OPINI

Beranikah Jokowi Tetap Menaikkan Iuran BPJS Kesehatan?

Kurang dari satu bulan mengakhiri masa jabatannya, anggota DPRI (2014-2019) malah meninggalkan bom waktu untuk Presiden Jokowi.

Bila salah menanganinya, bom waktu itu bisa meledak dan menghancurkan periode kedua pemerintahan Jokowi.

Dalam rapat gabungan dengan pemerintah Senin (2/9), anggota Komisi IX dan XI DPR sepakat menolak rencana pemerintah menaikkan iuran peserta Jaminan Kesehatan Nasional (JKN). Lebih dikenal sebagai BPJS Kesehatan.

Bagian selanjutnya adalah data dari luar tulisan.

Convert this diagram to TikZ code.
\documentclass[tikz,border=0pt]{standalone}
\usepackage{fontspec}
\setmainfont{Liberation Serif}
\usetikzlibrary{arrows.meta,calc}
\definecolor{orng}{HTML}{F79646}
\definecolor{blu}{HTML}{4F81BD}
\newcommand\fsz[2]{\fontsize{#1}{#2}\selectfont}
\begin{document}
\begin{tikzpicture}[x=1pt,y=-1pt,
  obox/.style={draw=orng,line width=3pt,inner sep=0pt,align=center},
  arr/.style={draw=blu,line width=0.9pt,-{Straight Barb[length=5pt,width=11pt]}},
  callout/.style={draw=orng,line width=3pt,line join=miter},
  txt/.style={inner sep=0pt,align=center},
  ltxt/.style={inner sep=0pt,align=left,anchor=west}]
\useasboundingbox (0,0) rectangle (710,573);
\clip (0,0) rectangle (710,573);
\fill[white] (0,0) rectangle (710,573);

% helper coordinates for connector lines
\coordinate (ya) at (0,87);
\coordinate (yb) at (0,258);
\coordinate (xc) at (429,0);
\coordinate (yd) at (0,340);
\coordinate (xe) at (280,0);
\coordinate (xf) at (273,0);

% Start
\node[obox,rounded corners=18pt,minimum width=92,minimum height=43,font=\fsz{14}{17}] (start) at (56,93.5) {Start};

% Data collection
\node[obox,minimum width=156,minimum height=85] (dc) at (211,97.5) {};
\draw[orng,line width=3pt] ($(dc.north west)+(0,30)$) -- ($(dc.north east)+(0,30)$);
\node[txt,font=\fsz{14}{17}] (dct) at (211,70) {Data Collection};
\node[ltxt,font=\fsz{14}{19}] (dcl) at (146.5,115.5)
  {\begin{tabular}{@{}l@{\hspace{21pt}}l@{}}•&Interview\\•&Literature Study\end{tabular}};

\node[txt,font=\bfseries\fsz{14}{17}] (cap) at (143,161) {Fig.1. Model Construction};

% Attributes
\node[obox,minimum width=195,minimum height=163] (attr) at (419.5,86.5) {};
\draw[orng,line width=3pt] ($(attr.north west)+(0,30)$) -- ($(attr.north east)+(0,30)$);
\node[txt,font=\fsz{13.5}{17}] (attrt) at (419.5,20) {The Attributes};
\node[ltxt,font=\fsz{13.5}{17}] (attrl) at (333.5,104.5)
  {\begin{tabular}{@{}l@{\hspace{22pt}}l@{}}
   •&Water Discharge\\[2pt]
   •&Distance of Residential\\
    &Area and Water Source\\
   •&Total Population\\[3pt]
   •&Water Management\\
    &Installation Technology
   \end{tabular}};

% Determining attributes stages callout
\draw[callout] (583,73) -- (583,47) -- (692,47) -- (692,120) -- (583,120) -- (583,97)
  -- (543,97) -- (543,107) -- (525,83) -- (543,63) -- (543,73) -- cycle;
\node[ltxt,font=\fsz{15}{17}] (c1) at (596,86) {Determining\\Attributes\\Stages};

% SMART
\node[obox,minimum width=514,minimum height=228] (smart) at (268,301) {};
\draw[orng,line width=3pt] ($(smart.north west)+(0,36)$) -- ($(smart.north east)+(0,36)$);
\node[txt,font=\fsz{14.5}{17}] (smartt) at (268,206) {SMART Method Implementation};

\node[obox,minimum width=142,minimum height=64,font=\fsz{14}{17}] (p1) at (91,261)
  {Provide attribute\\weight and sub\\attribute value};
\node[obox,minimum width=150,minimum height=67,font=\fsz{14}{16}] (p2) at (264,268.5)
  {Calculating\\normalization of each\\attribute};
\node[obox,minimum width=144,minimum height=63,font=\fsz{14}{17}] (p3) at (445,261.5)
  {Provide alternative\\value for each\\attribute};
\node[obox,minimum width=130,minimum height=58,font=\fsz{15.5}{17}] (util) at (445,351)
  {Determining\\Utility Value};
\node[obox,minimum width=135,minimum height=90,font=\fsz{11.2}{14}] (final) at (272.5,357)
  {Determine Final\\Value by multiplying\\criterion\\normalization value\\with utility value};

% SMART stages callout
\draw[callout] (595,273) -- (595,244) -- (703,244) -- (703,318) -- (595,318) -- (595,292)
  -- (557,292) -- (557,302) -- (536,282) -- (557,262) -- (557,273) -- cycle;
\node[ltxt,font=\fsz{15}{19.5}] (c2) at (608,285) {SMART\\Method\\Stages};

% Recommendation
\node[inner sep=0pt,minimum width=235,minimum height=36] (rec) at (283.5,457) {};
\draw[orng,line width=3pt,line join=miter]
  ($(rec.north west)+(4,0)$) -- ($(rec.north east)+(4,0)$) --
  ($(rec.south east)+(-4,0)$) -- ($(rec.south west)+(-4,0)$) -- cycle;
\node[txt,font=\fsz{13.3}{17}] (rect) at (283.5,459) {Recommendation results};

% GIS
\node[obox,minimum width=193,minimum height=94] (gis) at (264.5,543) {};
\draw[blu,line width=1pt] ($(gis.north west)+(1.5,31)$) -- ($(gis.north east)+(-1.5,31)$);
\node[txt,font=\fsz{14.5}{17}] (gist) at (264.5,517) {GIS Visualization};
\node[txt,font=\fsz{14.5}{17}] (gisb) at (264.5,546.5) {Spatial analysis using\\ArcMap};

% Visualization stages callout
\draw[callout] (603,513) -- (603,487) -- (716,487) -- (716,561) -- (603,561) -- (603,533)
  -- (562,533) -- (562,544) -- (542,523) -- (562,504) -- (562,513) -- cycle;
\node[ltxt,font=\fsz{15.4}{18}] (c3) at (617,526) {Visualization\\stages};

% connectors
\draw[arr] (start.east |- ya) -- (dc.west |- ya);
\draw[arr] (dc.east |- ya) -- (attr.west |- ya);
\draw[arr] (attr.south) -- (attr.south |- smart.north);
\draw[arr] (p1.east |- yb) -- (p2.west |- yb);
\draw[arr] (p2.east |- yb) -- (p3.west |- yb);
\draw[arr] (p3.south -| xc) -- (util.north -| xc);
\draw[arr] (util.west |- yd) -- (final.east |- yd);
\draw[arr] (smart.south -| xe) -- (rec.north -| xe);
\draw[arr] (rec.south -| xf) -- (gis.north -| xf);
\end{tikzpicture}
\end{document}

DPR hanya menyetujui kenaikan iuran untuk peserta mandiri kelas I dan II. Sementara untuk peserta bukan Penerima Bantuan Iuran (PBI) kelas III ditolak. Pemerintah boleh menaikkan dengan catatan telah menyelesaikan pembersihan data (data cleansing) yang acakadut.

Dalam rapat pekan sebelumnya, Menkeu Sri Mulyani mengusulkan kenaikan iuran sampai lebih dari 100 persen. Menaikkan iuran dinilai merupakan satu-satunya cara untuk menutup defesit yang dari tahun ke tahun, terus membengkak.

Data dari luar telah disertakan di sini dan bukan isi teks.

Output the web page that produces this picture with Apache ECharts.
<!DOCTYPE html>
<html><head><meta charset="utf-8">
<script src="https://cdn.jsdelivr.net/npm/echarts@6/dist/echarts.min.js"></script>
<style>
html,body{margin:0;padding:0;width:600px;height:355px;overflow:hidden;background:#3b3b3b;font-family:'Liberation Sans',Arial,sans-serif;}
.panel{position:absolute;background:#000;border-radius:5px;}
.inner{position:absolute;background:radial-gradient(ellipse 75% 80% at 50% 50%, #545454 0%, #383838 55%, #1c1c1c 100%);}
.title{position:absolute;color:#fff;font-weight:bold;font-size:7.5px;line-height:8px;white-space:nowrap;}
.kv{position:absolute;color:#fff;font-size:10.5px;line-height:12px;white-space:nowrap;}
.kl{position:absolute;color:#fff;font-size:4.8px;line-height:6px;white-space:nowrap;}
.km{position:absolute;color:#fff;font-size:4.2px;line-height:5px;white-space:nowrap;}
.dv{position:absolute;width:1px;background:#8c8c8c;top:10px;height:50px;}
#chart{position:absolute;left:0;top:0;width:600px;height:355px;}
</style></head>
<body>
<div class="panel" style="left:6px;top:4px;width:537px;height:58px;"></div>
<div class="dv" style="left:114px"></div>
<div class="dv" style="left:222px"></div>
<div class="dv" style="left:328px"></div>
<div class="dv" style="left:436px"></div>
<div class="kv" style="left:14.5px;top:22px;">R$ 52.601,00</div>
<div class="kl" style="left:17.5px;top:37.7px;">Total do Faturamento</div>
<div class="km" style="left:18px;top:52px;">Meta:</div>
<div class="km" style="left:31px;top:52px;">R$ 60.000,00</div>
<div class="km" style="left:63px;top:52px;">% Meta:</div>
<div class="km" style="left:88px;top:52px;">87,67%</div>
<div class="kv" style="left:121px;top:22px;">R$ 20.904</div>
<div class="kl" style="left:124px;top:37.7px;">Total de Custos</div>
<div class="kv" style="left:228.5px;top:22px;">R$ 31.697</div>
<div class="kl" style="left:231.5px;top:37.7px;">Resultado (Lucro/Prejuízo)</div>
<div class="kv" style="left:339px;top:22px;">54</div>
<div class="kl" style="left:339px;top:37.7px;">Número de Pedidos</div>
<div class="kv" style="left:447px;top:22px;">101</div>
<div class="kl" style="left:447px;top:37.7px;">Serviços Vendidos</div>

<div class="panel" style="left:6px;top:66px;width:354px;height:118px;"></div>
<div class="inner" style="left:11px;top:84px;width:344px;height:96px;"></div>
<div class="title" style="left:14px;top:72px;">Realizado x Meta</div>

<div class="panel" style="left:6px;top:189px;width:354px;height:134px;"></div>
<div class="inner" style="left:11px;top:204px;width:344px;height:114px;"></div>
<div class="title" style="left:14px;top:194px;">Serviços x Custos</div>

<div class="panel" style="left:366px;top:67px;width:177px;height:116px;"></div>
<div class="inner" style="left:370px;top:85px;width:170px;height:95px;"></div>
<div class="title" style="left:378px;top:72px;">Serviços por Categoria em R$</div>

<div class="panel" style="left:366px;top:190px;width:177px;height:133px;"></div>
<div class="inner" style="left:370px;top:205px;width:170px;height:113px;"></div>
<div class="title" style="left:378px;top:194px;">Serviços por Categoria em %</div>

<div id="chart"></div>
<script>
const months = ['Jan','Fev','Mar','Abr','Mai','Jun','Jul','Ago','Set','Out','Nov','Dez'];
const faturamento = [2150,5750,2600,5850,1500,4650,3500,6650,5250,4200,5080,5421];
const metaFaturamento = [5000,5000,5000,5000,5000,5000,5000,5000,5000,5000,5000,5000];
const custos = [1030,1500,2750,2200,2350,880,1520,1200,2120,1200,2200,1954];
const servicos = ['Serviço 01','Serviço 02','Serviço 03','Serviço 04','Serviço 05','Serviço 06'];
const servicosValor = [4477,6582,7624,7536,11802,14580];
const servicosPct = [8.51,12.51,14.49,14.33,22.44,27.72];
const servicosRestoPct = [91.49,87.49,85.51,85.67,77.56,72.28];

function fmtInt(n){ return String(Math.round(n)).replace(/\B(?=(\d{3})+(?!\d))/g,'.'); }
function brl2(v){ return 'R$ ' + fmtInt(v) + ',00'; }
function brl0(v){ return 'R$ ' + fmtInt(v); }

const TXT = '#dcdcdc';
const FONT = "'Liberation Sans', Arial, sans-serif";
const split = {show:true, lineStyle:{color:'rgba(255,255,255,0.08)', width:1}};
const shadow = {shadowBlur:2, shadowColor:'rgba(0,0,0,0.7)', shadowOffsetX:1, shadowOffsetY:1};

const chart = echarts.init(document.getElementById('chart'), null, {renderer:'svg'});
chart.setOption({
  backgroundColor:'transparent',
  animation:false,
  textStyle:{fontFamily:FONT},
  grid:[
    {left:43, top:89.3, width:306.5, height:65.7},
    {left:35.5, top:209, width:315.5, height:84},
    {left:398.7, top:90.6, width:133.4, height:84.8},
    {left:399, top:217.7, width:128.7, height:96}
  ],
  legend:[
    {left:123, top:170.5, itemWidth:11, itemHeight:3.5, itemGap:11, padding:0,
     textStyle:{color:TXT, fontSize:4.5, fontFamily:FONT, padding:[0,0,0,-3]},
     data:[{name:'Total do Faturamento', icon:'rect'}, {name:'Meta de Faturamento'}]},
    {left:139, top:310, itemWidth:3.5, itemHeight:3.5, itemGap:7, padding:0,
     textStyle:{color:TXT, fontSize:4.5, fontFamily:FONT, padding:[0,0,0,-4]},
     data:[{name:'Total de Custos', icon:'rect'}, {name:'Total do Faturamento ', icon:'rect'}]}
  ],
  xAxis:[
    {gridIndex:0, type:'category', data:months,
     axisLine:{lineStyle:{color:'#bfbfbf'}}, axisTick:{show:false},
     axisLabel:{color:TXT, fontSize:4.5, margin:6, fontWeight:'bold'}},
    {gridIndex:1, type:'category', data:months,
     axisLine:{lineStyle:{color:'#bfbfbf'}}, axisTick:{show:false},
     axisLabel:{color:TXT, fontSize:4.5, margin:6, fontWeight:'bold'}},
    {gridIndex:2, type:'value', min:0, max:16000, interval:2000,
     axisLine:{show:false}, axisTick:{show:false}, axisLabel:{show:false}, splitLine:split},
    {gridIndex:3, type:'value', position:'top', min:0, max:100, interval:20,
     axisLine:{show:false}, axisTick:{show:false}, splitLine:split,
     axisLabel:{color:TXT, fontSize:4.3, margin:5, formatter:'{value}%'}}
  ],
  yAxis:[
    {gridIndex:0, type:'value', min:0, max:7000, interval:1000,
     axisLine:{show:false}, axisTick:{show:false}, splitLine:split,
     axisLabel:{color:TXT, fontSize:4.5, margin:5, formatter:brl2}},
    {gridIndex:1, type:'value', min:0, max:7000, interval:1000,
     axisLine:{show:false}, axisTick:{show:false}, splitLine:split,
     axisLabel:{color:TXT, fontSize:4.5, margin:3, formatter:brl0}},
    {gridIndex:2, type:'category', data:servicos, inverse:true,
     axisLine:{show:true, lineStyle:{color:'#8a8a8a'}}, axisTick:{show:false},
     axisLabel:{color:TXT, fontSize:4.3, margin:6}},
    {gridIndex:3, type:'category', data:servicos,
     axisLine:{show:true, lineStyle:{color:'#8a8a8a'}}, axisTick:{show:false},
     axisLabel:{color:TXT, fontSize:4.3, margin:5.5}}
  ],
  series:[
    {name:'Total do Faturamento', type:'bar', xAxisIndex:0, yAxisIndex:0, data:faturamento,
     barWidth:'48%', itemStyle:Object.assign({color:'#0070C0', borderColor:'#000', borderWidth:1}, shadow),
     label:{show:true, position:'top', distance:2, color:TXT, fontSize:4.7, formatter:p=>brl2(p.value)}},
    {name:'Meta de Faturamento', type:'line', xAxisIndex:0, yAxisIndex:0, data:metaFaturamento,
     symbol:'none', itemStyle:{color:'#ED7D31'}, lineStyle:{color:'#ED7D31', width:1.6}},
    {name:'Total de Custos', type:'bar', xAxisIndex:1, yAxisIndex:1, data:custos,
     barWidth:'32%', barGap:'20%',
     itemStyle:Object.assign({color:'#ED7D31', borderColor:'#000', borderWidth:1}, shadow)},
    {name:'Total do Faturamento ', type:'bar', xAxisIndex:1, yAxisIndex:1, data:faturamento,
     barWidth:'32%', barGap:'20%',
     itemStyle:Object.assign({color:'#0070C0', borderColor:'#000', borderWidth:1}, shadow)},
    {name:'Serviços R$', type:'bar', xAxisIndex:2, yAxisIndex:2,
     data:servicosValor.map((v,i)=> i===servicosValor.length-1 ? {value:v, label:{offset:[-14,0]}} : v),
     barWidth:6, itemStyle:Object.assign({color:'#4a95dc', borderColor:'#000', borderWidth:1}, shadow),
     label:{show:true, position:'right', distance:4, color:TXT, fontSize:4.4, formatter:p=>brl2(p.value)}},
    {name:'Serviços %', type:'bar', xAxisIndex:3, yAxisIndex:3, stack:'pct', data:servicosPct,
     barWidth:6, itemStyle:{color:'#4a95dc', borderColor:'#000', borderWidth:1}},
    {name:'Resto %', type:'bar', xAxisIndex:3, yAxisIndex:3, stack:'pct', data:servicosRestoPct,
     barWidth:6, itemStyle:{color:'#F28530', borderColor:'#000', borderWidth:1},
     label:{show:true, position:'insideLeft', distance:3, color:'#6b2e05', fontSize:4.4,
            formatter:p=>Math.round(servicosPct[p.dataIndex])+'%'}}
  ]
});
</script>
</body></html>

Peserta JKN kelas I tadinya hanya membayar Rp80.000/ bulan dinaikkan menjadi Rp160.000. Peserta JKN kelas II dari Rp51.000 menjadi Rp110.000. Sementara peserta JKN mandiri kelas III yang tadinya hanya membayar iuran sebesar Rp25.500, naik menjadi Rp42.000 per bulan.

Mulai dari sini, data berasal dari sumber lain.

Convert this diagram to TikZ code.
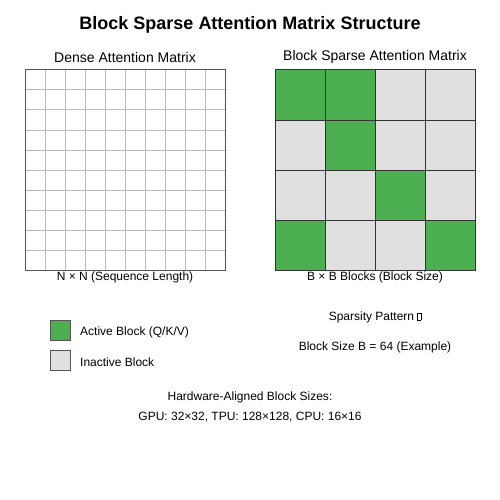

Menaikkan dan menurunkan iuran BPJS Kesehatan sesuai ketentuan perundang-undangan adalah kewenangan Presiden. Jadi keputusan DPR sesungguhnya tidak punya kekuatan mengikat. Presiden bisa saja mengabaikannya. Itu kalau berani.

Situasinya kini sungguh berbeda. Di tengah beban hidup masyarakat kian berat, tarif listrik naik, harga BBM naik, harga-harga kebutuhan pokok terus merangsek naik, kenaikan iuran BPJS kesehatan menjadi isu politik yang sangat sensitif.

Bola liar yang akan digoreng habis oleh lawan-lawan politiknya.

Reaksi keras segera bermunculan. Konfederasi Serikat Pekerja Indonesia (KSPI) mengancam akan menggelar unjukrasa besar-besaran.